When they ran the government at the centre, the opposition PDP showed aptitude in only one thing: the toppling of elected state governments using the police and secret service under their control. A five-man legislature met at 6:00 am and “impeached” Governor Dariye in Plateau; 18 members out of 32 removed Governor Ladoja of Oyo from office; in Anambra, APGA’s Governor Obi was equally impeached at 5:00 a.m. by members who did not meet the two-thirds required by the constitution.

His offence was that he refused to inflate the state’s budget. The lawmakers had reportedly met with representatives of the President in Asaba , Delta State and then accompanied to Awka by heavy security provided by the police Mobile Unit. The PDP President at that time had reportedly told Obi to forget re-election in 2007 if he did not join the PDP because he (the President) would not support a non-PDP member.

In Ekiti, Governor Fayose in his first term faced allegations of financial corruption and murder. Following the failure to heed the instruction of the presidency to impeach only Fayose and spare the deputy, Madam Olujimi, now a senator, the PDP President declared that there was a breakdown of law and order in the state and declared a state of emergency. He appointed Brig-Gen. Adetunji Olurin (rtd) as the sole administrator of the state on October 19, 2006. In an earlier incident in Anambra, it took an insider collaboration to thwart the unseating of Governor Ngige by a powerful thug sponsored by the PDP administration. The parliament at the centre seized the law-making powers of the Rivers State House of Assembly as a way to save Governor Rotimi Amaechi, the then chairman of the Nigerian Governors Forum from impeachment by the PDP presidency. Thank God for Buhari, none of these absurdities has happened under his watch but the PDP is indicating their boredom with his meticulous observance of the constitution by calling for a return to the old order.

If not for “dry eyes,” as said in our common parlance, what is it that would push this party to write a letter to the United Nations, laying false claims to constitutionality and alleging that democracy is presently under threat?

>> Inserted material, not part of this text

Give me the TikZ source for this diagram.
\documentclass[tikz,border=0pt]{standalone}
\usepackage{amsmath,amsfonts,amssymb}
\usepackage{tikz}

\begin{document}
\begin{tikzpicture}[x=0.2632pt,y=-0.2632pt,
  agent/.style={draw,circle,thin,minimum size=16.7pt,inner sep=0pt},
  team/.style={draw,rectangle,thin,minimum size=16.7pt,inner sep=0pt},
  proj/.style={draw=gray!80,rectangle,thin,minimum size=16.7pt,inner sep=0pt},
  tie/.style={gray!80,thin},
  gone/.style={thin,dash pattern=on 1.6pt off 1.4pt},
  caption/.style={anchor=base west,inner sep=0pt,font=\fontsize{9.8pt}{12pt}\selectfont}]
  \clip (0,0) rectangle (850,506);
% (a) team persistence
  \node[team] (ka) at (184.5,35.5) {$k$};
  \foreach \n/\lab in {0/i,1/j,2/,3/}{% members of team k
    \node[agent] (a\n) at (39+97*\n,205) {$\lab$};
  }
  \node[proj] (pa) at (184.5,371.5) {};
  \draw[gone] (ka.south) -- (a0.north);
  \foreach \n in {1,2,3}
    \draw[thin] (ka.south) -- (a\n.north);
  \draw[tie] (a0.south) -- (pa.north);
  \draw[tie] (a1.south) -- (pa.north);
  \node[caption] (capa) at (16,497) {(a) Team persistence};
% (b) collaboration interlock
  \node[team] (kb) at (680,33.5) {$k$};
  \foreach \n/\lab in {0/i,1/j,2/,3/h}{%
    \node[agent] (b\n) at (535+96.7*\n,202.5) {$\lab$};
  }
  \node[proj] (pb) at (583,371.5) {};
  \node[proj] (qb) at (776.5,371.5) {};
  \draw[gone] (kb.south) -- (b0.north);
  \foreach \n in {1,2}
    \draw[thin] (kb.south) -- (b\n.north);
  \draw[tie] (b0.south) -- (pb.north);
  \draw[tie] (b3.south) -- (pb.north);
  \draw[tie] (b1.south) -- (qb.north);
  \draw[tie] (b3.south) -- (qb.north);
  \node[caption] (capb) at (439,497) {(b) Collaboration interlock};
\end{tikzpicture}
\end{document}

But then, we all understand that by its tone, this is an angry opposition unhappy about the loss of privileges they desperately want to hang on to, privileges now abolished by the prudent, austere Buhari Administration. The former Minister of Finance, Dr Ngozi Okonjo-Iweala, shocked the world by the revelation in her new book, titled, Fighting Corruption is Dangerous: The Story Behind the Headlines, that they paid N17 billion bribe to the National Assembly to get them pass the 2015 budget.

President Buhari’s first budget in 2016 was the first year of passing the budget without the bribery of legislators. He came to power to clean up the mess and has so far managed a cleaner government than all of the past administrations.

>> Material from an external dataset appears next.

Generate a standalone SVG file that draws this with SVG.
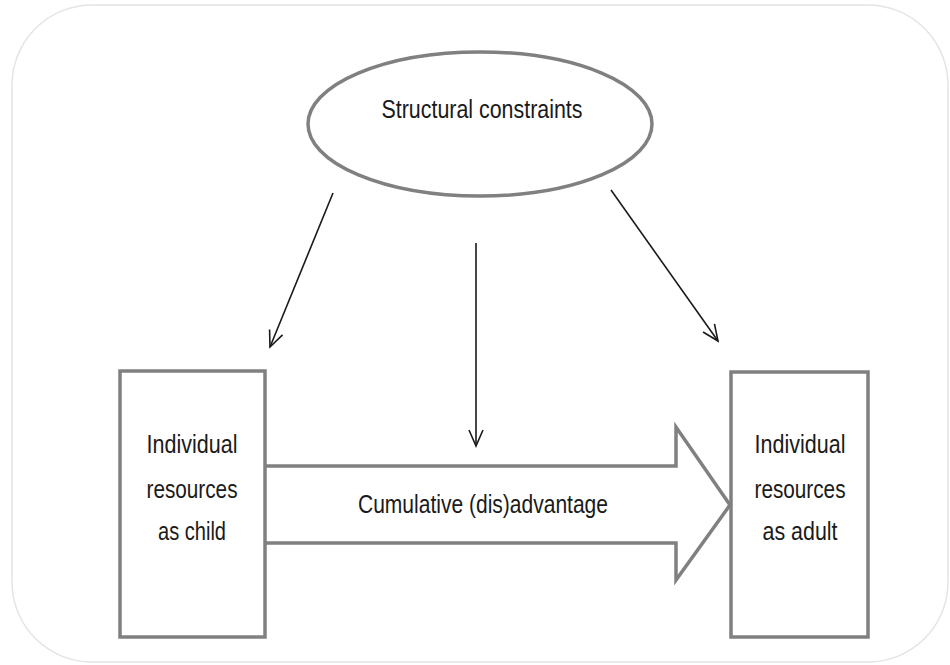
<svg xmlns="http://www.w3.org/2000/svg" width="950" height="665" viewBox="0 0 950 665">
<defs>
<style>
.frame{fill:#fff;stroke:#e4e4e4;stroke-width:1.5}
.shape{fill:#fff;stroke:#808080;stroke-width:3.5}
.conn{fill:none;stroke:#1a1a1a;stroke-width:1.6}
.lbl{font-family:"Liberation Sans",Arial,sans-serif;font-size:25px;fill:#1a1a1a;text-anchor:middle}
</style>
<marker id="open" viewBox="0 0 20 20" refX="18" refY="10" markerWidth="20" markerHeight="20" markerUnits="userSpaceOnUse" orient="auto">
<path d="M2,3 L18,10 L2,17" fill="none" stroke="#1a1a1a" stroke-width="1.6"/>
</marker>
</defs>
<rect width="950" height="665" fill="#fff"/>
<rect class="frame" x="12" y="5" width="936" height="657" rx="80" ry="80"/>
<g id="structural">
<ellipse class="shape" cx="480" cy="124" rx="172" ry="72"/>
<text class="lbl" x="482" y="118" textLength="201" lengthAdjust="spacingAndGlyphs">Structural constraints</text>
</g>
<g id="cumulative">
<path class="shape" d="M265,466 L676,466 L676,427 L730,505 L676,580 L676,543 L265,543"/>
<text class="lbl" x="483" y="513" textLength="250" lengthAdjust="spacingAndGlyphs">Cumulative (dis)advantage</text>
</g>
<g id="child">
<rect class="shape" x="120" y="371" width="145" height="266"/>
<text class="lbl" x="192" y="453" textLength="91" lengthAdjust="spacingAndGlyphs">Individual</text>
<text class="lbl" x="192" y="498" textLength="91" lengthAdjust="spacingAndGlyphs">resources</text>
<text class="lbl" x="192" y="540" textLength="68" lengthAdjust="spacingAndGlyphs">as child</text>
</g>
<g id="adult">
<rect class="shape" x="731" y="372" width="137" height="265"/>
<text class="lbl" x="800" y="453" textLength="91" lengthAdjust="spacingAndGlyphs">Individual</text>
<text class="lbl" x="800" y="498" textLength="91" lengthAdjust="spacingAndGlyphs">resources</text>
<text class="lbl" x="800" y="540" textLength="75" lengthAdjust="spacingAndGlyphs">as adult</text>
</g>
<g id="connectors">
<line class="conn" x1="333" y1="193" x2="270" y2="347" marker-end="url(#open)"/>
<line class="conn" x1="476" y1="243" x2="476" y2="446" marker-end="url(#open)"/>
<line class="conn" x1="611" y1="190" x2="718" y2="341" marker-end="url(#open)"/>
</g>
</svg>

As we said in the first part of this article, the beneficiaries of the old order have since been complaining that they are being starved. Four more years of Buhari?

If by chance or accident you have a USD 16 billion question hanging on your neck, money large enough to construct the Lagos-Port Harcourt standard gauge railway and the massive Mambila power plant put together without borrowing a kobo, then you see a capacity in the change administration to end the shenanigans and get to the root of what happened with the money in that exercise, what do you do? Most people will say start running, scream it: that this change we voted for has gone too far. Foxy generals don’t wait to be caught.

It is the same thing with the narrative of suffering and hunger in the land, the blame which is unfairly being heaped on this administration. Understood in its proper meaning, it is just a way of saying that the country’s ghastly and complicated corruption industry, which provides inestimable amounts of disposable incomes to public servants and elected officials is being shut down. What government has done in the trade and investment sector, and in other processes of government are illustrative of this. Government has been streamlining systems as a result of which there is transparency and fewer rules. That’s what the ease of doing business is all about, measures that have brought a lot of international compliment to Nigeria and for which there is a Presidential Enabling Business Council. As a result of this work Nigeria moved 24 places on the World Bank ease of doing business rankings, and earned a place on the list of 10 most improved economies in 2017. A prospective investor unjustly denied visa to visit Nigeria by a consular officer in a Nigerian mission can today hop into a plane and obtain his/her visa on arrival. New businesses which took years upon years to register now have a maximum of a 48-hour waiting period to be certified.

“Change the Change” cries will continue to ring from elected officials and the beneficiaries of the old order who enjoy grinding the ordinary citizens into the dust and denying them access to the basics of government. These are the real losers who are rooting for the reversal of the change.

The Buhari Administration has since 2017 issued five Executive Orders, all of them to enhance the ease of doing business, increase local content and forcing businesses to use trained Nigerians in place of foreign labour and skills. Tell me, will all those who procure and sell expatriate quotas; the ones who bring in substandard furniture and electrical goods; fake drugs and the others engaged in the dumping of goods that threaten local agriculture and industry, not be happy to change the change?

These Executive Orders are already having a positive impact on Nigeria’s business and manufacturing sectors. The “bad” thing about them however is that they have dealt a devastating blow to officialdom, not just one having to do with petty bribes but scams to the tune of billions of Naira that highlight a political-industry nexus which, if not checked, would continue to hold down the economy in an underdeveloped state.